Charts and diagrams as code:
────────────────

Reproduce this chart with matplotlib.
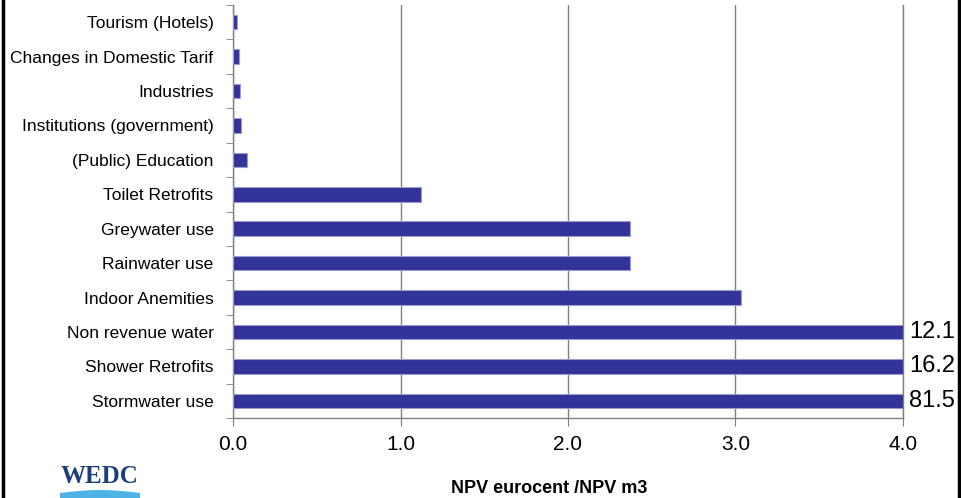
import numpy as np
import matplotlib.pyplot as plt
from matplotlib.lines import Line2D
from matplotlib.patches import Polygon

plt.rcParams['font.family'] = ['Liberation Sans', 'DejaVu Sans']

# measures, top to bottom as listed on the axis
measures = ['Tourism (Hotels)', 'Changes in Domestic Tarif', 'Industries',
            'Institutions (government)', '(Public) Education', 'Toilet Retrofits',
            'Greywater use', 'Rainwater use', 'Indoor Anemities',
            'Non revenue water', 'Shower Retrofits', 'Stormwater use']
# cost per m3 saved (NPV eurocent / NPV m3)
npv_ratio = [0.024, 0.036, 0.04, 0.045, 0.085, 1.12,
             2.37, 2.37, 3.03, 12.1, 16.2, 81.5]
x_ticks = [0.0, 1.0, 2.0, 3.0, 4.0]
x_max = 4.0

fig = plt.figure(figsize=(9.61, 4.98), dpi=100)
ax = fig.add_axes([0.2425, 0.1606, 0.6971, 0.8294])

ypos = np.arange(len(measures))
ax.barh(ypos, np.minimum(npv_ratio, x_max), height=0.42, color='#333399',
        edgecolor='#9c9ccc', linewidth=0.8, zorder=3)

# bars running off the scale get their value written at the end
for y, v in zip(ypos, npv_ratio):
    if v > x_max:
        ax.annotate('%.1f' % v, (x_max, y), xytext=(4.5, 0),
                    textcoords='offset points', va='center', ha='left',
                    fontsize=17, annotation_clip=False)

ax.set_xlim(0, x_max)
ax.set_ylim(len(measures) - 0.5, -0.5)
ax.set_xticks(x_ticks)
ax.set_xticklabels(['%.1f' % t for t in x_ticks], fontsize=15)
ax.set_yticks(ypos)
ax.set_yticklabels(measures, fontsize=12.5)
ax.set_yticks(np.arange(len(measures) + 1) - 0.5, minor=True)
ax.tick_params(axis='y', which='major', length=0, pad=14)
ax.tick_params(axis='y', which='minor', length=5, color='#808080')
ax.tick_params(axis='x', length=6, color='#808080', pad=6)
ax.grid(axis='x', color='#808080', linewidth=1, zorder=0)

ax.spines['top'].set_visible(False)
for s in ['left', 'bottom', 'right']:
    ax.spines[s].set_color('#808080')
    ax.spines[s].set_linewidth(1)

fig.text(549 / 961, 1 - 488 / 498, 'NPV eurocent /NPV m3', fontsize=13,
         fontweight='bold', ha='center', va='center')

# WEDC logo in the lower left corner
fig.text(100 / 961, 1 - 476 / 498, 'WEDC', family='Liberation Serif',
         fontsize=18, fontweight='bold', color='#1d3f7d', ha='center',
         va='center')
wx = np.linspace(60, 140, 40)
wy = 493 - 3 * np.sin((wx - 60) / 80 * np.pi)
wave = np.column_stack([np.r_[wx, 140, 60] / 961,
                        1 - np.r_[wy, 498, 498] / 498])
fig.add_artist(Polygon(wave, closed=True, transform=fig.transFigure,
                       color='#4db3e6', lw=0))

# frame lines at the sides
for xf in [2.5 / 961, 958.5 / 961]:
    fig.add_artist(Line2D([xf, xf], [0, 1], transform=fig.transFigure,
                          color='black', linewidth=2.5))

fig.savefig('out.png', dpi=100)
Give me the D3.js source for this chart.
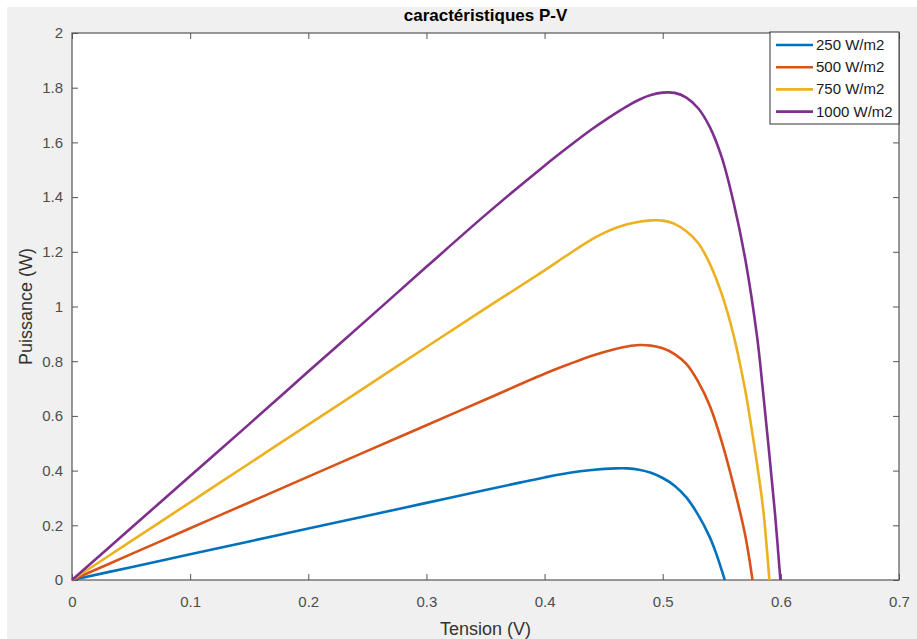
<!DOCTYPE html>
<html>
<head>
<meta charset="utf-8">
<script src="https://cdn.jsdelivr.net/npm/d3@7"></script>
<style>
    body { margin: 0; background: #fff; }
    text { font-family: "Liberation Sans", Arial, sans-serif; }
    .tick-label { font-size: 15px; fill: #4d4d4d; }
    .axis-label { font-size: 18px; fill: #333; }
    .legend-text { font-size: 15px; fill: #1a1a1a; }
</style>
</head>
<body>
<div id="pv-chart"></div>
<script>

// Tension (V) / Puissance (W), one array per irradiance
var v250 = [0, 0.05, 0.1, 0.15, 0.2, 0.25, 0.3, 0.35, 0.38, 0.40, 0.42, 0.44, 0.46, 0.47, 0.48, 0.49, 0.50, 0.51, 0.52, 0.53, 0.54, 0.545, 0.55, 0.5525];
var p250 = [0, 0.047, 0.094, 0.141, 0.188, 0.235, 0.282, 0.329, 0.357, 0.375, 0.391, 0.402, 0.408, 0.408, 0.403, 0.392, 0.373, 0.345, 0.302, 0.238, 0.155, 0.100, 0.035, 0];

var v500 = [0, 0.05, 0.1, 0.15, 0.2, 0.25, 0.3, 0.35, 0.40, 0.42, 0.44, 0.46, 0.47, 0.48, 0.49, 0.50, 0.51, 0.52, 0.53, 0.54, 0.55, 0.56, 0.57, 0.576];
var p500 = [0, 0.0945, 0.189, 0.2835, 0.378, 0.472, 0.566, 0.66, 0.754, 0.788, 0.820, 0.845, 0.854, 0.859, 0.857, 0.847, 0.826, 0.790, 0.725, 0.635, 0.505, 0.345, 0.160, 0];

var v750 = [0, 0.05, 0.1, 0.15, 0.2, 0.25, 0.3, 0.35, 0.40, 0.42, 0.44, 0.45, 0.46, 0.47, 0.48, 0.49, 0.50, 0.51, 0.52, 0.53, 0.54, 0.55, 0.56, 0.57, 0.575, 0.58, 0.585, 0.5903];
var p750 = [0, 0.142, 0.284, 0.426, 0.568, 0.71, 0.852, 0.993, 1.132, 1.190, 1.245, 1.268, 1.287, 1.301, 1.310, 1.315, 1.314, 1.302, 1.275, 1.232, 1.155, 1.045, 0.895, 0.690, 0.560, 0.420, 0.260, 0];

var v1000 = [0, 0.05, 0.1, 0.15, 0.2, 0.25, 0.3, 0.35, 0.40, 0.42, 0.44, 0.46, 0.47, 0.48, 0.49, 0.50, 0.51, 0.52, 0.53, 0.54, 0.55, 0.56, 0.57, 0.58, 0.585, 0.59, 0.595, 0.5996];
var p1000 = [0, 0.19, 0.38, 0.57, 0.762, 0.953, 1.145, 1.335, 1.515, 1.583, 1.648, 1.706, 1.733, 1.756, 1.773, 1.782, 1.781, 1.764, 1.725, 1.655, 1.545, 1.38, 1.17, 0.885, 0.685, 0.47, 0.245, 0];

var seriesNames = ["250 W/m2", "500 W/m2", "750 W/m2", "1000 W/m2"];
var seriesColors = ["#0072BD", "#D95319", "#EDB120", "#7E2F8E"];

var xTicks = [0, 0.1, 0.2, 0.3, 0.4, 0.5, 0.6, 0.7];
var yTicks = [0, 0.2, 0.4, 0.6, 0.8, 1, 1.2, 1.4, 1.6, 1.8, 2];

var chartTitle = "caractéristiques P-V";
var xLabel = "Tension (V)";
var yLabel = "Puissance (W)";

function zipSeries(vs, ps) {
    return vs.map(function(v, i) { return {v: v, p: ps[i]}; });
}

var series = [
    zipSeries(v250, p250),
    zipSeries(v500, p500),
    zipSeries(v750, p750),
    zipSeries(v1000, p1000)
];

var totalWidth = 917, totalHeight = 639;
var margin = {top: 33, right: 18, bottom: 59, left: 72};
var width = totalWidth - margin.left - margin.right,
    height = totalHeight - margin.top - margin.bottom;

var svg = d3.select("#pv-chart").append("svg")
    .attr("width", totalWidth)
    .attr("height", totalHeight);

// MATLAB figure grey
svg.append("rect")
    .attr("x", 7)
    .attr("y", 7)
    .attr("width", totalWidth - 7)
    .attr("height", totalHeight - 7)
    .attr("fill", "#f0f0f0");

var g = svg.append("g")
    .attr("transform", "translate(" + margin.left + "," + margin.top + ")");

g.append("rect")
    .attr("width", width)
    .attr("height", height)
    .attr("fill", "#fff");

// Scales
var x = d3.scaleLinear().domain([0, 0.7]).range([0, width]);
var y = d3.scaleLinear().domain([0, 2]).range([height, 0]);

// Axes: ticks point inward, on all four sides
var tickLen = 6;
var axisColor = "#555";

function styleAxis(sel) {
    sel.select(".domain").remove();
    sel.selectAll(".tick line").attr("stroke", axisColor);
    sel.selectAll(".tick text").attr("class", "tick-label");
}

g.append("g")
    .attr("transform", "translate(0," + height + ")")
    .call(d3.axisBottom(x).tickValues(xTicks).tickSize(-tickLen).tickPadding(16).tickFormat(d3.format("")))
    .call(styleAxis);

g.append("g")
    .call(d3.axisTop(x).tickValues(xTicks).tickSize(-tickLen).tickFormat(""))
    .call(styleAxis);

g.append("g")
    .call(d3.axisLeft(y).tickValues(yTicks).tickSize(-tickLen).tickPadding(9).tickFormat(d3.format("")))
    .call(styleAxis);

g.append("g")
    .attr("transform", "translate(" + width + ",0)")
    .call(d3.axisRight(y).tickValues(yTicks).tickSize(-tickLen).tickFormat(""))
    .call(styleAxis);

// Box
g.append("rect")
    .attr("width", width)
    .attr("height", height)
    .attr("fill", "none")
    .attr("stroke", axisColor)
    .attr("stroke-width", 1.2);

// Curves
var line = d3.line()
    .curve(d3.curveCatmullRom.alpha(0.5))
    .x(function(d) { return x(d.v); })
    .y(function(d) { return y(d.p); });

g.selectAll(".pv-line")
    .data(series)
    .enter()
    .append("path")
    .attr("class", "pv-line")
    .attr("d", line)
    .attr("fill", "none")
    .attr("stroke", function(d, i) { return seriesColors[i]; })
    .attr("stroke-width", 2.6)
    .attr("stroke-linejoin", "round");

// Title and labels
svg.append("text")
    .attr("x", margin.left + width / 2)
    .attr("y", 21)
    .attr("text-anchor", "middle")
    .style("font-size", "17px")
    .style("font-weight", "bold")
    .attr("fill", "#000")
    .text(chartTitle);

svg.append("text")
    .attr("class", "axis-label")
    .attr("x", margin.left + width / 2)
    .attr("y", 635)
    .attr("text-anchor", "middle")
    .text(xLabel);

svg.append("text")
    .attr("class", "axis-label")
    .attr("transform", "translate(32," + (margin.top + height / 2) + ") rotate(-90)")
    .attr("text-anchor", "middle")
    .text(yLabel);

// Legend (top right corner of the axes)
var legend = g.append("g")
    .attr("transform", "translate(" + (width - 129) + ",-1)");

legend.append("rect")
    .attr("width", 129)
    .attr("height", 92)
    .attr("fill", "#fff")
    .attr("stroke", "#333")
    .attr("stroke-width", 1);

var legendRows = legend.selectAll(".legend-row")
    .data(seriesNames)
    .enter()
    .append("g")
    .attr("class", "legend-row")
    .attr("transform", function(d, i) { return "translate(0," + (13 + i * 22.2) + ")"; });

legendRows.append("line")
    .attr("x1", 6)
    .attr("x2", 43)
    .attr("stroke", function(d, i) { return seriesColors[i]; })
    .attr("stroke-width", 2.6);

legendRows.append("text")
    .attr("class", "legend-text")
    .attr("x", 46)
    .attr("y", 5)
    .text(function(d) { return d; });

</script>
</body>
</html>
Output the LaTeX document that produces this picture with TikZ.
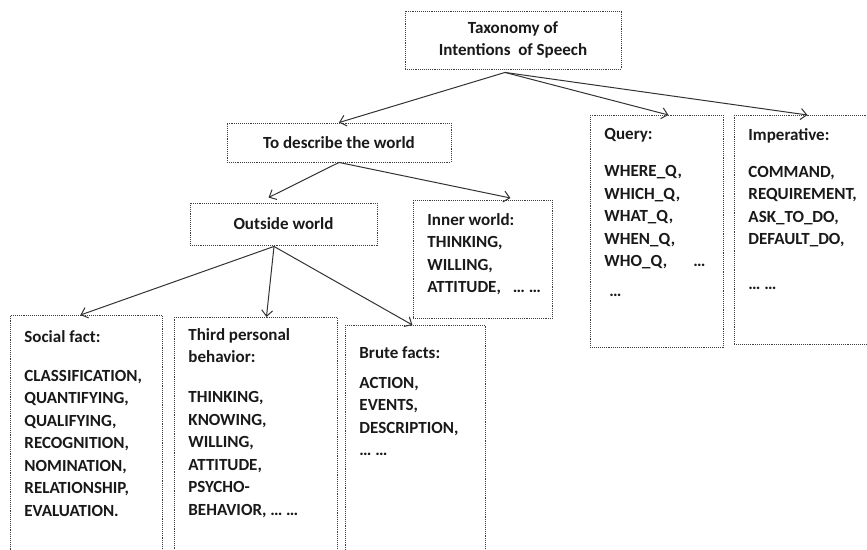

────────────────

### Written instruction:
Which lines above hold the word "matplotlib"? Copy each of them.

### Exercise output:
Reproduce this chart with matplotlib.
import matplotlib.pyplot as plt
from matplotlib.lines import Line2D
from matplotlib.patches import Polygon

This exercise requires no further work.